Minoan Linear A ideogram for “man” “soldier” + supersyllabogram KA = kapa = Mycenaean Linear B = eqeta
Minoan Linear A ideogram for “man” “soldier” + supersyllabogram KA = kapa = Mycenaean Linear B = eqeta:
The illustration above highlights the Minoan Linear A ideogram for “man” “soldier” + supersyllabogram KA = kapa = Mycenaean Linear B = eqeta, which in turn is the Mycenaean military functionary called in English “soldier” (approximately). Actually, the eqeta were the personal attendants of the rawaketa or Leader of the Host (Homeric), otherwise known as the Commander-in-Chief. Yet this title was often synonymous with wanaka, the king, who in the case of the Trojan War was none other than Agamemnon. Since the high Minoan civilization (Late Middle Minoan MMIIIb, ca 1600 BCE)

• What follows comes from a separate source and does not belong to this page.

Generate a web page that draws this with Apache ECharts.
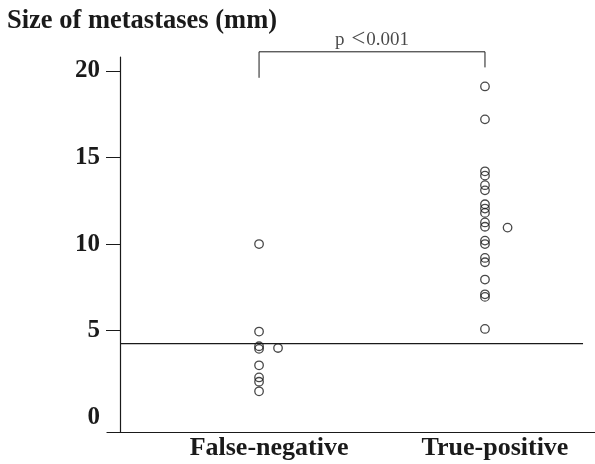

preceded the Mycenaean at Knossos (Late Minoan III, ca 1450 BCE) by about 150 years, it is of course impossible to directly cross-correlate the Minoan word kapa with the Mycenaean eqeta, which came much later, typically at Mycenae itself and at Pylos (ca 1400-1200 BCE). So kapa may not strictly mean “follower”, but simply “soldier” or “foot soldier”. Yet it must be said in all fairness that the Minoan soldier was highly likely to be a subaltern, in other words, follower of his ultimate supernumerary, the King of Knossos.
I am relatively confident of my decipherment, given that Haghia Triada tablet HT 94 mentions 62 kapa, a number commensurate with a company of followers or (foot) soldiers, attendants to the King.
This is the fifty-seventh (57) Minoan Linear A word I have deciphered, more or less accurately (in this case more).